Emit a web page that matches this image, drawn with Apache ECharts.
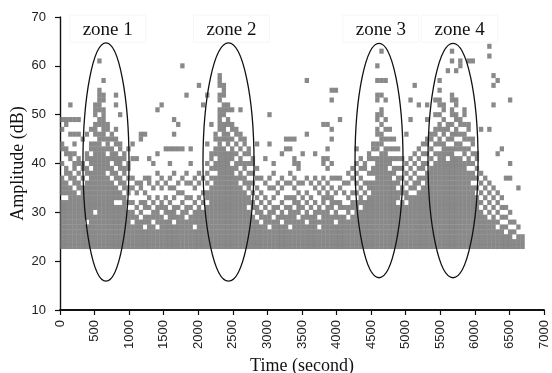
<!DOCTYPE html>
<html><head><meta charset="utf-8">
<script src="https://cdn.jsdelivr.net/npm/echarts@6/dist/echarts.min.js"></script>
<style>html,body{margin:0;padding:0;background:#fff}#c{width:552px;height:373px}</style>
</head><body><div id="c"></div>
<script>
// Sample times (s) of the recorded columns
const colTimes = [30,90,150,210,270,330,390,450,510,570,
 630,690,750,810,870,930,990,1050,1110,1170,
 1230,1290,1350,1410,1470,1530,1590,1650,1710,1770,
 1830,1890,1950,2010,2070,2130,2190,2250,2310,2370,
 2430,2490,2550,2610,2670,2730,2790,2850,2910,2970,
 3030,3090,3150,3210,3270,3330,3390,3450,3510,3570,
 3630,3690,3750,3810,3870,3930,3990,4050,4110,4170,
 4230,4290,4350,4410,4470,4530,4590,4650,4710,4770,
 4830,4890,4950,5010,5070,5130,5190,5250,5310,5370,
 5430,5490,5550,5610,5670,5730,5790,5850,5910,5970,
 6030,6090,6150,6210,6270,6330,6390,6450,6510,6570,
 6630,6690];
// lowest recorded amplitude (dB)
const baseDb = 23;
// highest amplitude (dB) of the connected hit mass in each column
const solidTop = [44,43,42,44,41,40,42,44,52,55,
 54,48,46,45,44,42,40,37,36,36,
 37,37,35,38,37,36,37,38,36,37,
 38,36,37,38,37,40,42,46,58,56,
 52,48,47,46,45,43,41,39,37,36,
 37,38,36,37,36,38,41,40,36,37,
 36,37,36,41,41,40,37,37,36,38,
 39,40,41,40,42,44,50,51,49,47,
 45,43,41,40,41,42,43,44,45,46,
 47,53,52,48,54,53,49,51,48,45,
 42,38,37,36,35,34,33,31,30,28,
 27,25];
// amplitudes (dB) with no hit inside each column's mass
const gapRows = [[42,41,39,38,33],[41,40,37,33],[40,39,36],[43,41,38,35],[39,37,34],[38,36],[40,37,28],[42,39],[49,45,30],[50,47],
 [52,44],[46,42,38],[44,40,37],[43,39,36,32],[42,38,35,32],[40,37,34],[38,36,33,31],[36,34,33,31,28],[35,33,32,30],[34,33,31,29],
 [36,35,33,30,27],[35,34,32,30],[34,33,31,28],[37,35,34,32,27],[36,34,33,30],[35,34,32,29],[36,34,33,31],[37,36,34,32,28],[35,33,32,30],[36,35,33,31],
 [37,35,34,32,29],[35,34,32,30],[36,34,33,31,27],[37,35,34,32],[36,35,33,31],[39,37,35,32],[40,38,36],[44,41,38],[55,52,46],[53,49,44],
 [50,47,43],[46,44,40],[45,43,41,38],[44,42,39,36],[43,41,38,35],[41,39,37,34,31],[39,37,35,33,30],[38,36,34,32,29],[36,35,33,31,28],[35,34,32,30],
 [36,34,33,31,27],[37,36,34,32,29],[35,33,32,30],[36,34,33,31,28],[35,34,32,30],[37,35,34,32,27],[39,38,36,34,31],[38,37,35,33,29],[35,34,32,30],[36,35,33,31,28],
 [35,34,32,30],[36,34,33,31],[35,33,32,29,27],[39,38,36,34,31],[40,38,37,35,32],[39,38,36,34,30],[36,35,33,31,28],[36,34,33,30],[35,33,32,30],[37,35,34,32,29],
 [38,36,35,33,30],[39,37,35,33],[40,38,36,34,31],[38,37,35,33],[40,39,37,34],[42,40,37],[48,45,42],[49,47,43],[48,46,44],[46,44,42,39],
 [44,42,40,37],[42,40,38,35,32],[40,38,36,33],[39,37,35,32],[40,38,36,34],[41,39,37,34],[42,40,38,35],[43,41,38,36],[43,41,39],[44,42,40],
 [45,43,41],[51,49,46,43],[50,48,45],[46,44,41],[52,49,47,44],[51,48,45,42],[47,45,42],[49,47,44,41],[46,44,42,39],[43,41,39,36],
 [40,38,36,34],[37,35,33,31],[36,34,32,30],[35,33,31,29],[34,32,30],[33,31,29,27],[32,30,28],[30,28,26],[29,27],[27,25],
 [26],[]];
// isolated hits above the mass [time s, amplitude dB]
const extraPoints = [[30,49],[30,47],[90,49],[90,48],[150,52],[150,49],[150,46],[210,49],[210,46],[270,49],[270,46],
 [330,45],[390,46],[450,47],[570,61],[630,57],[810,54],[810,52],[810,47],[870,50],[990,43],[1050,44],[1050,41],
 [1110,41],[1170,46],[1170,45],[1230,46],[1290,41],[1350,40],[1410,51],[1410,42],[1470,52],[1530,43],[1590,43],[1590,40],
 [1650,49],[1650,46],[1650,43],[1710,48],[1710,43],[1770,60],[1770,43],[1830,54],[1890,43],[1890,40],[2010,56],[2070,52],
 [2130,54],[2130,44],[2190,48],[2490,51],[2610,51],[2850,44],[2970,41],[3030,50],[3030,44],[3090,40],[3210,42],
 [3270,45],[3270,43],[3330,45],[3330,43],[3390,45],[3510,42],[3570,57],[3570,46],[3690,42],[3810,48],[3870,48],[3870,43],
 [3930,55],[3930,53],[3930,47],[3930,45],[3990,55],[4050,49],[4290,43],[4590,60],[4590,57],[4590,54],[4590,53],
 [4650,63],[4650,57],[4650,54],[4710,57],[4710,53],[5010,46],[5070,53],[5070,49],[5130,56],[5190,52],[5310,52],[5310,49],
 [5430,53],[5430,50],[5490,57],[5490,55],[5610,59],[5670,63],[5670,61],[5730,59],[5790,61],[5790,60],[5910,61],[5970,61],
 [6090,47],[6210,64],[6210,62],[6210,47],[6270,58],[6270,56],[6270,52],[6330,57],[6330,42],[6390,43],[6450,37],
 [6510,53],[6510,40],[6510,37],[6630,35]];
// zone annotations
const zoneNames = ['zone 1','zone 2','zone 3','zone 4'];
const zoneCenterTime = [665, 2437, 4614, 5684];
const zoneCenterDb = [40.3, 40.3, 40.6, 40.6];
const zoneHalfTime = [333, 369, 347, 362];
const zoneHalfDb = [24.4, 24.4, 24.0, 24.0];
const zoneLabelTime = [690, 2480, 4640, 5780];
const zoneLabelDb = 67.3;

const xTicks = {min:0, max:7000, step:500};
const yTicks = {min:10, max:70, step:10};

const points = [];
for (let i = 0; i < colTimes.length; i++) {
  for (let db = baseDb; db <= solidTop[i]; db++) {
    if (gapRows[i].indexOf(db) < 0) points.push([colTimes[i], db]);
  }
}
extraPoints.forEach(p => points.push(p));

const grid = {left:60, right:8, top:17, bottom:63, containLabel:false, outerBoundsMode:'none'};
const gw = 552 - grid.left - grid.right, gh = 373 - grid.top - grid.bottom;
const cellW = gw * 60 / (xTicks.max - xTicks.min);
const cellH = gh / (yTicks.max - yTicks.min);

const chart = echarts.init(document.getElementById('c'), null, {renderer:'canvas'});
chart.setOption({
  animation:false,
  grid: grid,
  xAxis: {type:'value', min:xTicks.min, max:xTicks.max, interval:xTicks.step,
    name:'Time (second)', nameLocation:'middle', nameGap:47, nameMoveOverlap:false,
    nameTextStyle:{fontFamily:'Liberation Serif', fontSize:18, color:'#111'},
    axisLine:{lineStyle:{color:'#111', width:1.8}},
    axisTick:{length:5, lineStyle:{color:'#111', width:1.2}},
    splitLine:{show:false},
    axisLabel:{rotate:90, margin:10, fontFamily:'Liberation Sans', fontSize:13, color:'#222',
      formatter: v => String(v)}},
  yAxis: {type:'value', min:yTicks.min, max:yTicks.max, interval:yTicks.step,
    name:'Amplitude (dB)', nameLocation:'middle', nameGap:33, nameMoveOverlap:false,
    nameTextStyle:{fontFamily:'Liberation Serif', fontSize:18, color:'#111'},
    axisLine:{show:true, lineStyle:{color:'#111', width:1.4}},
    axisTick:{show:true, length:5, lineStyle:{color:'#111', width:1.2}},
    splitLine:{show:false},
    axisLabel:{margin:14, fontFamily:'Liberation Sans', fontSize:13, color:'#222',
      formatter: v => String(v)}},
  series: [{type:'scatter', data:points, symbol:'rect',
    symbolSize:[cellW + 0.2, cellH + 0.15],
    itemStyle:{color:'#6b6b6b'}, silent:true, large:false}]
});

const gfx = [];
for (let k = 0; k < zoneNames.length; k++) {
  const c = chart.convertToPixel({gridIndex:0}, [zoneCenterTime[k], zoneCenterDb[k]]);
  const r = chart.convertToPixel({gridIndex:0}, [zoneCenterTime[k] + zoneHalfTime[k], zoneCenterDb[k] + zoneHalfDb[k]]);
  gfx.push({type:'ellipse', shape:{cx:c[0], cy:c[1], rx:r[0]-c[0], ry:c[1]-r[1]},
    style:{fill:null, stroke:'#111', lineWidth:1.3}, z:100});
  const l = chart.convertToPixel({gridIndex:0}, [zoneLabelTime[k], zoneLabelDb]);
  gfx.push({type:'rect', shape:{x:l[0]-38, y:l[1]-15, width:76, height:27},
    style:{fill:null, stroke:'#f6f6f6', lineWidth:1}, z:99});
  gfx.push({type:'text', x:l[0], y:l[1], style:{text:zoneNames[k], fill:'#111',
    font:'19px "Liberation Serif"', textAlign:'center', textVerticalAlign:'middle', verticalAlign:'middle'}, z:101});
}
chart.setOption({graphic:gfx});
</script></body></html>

· · · · · · ·

Out of the material above, gather each line where "with" appears.

■ REPLY TO THE TASK
Emit a web page that matches this image, drawn with Apache ECharts.
// amplitudes (dB) with no hit inside each column's mass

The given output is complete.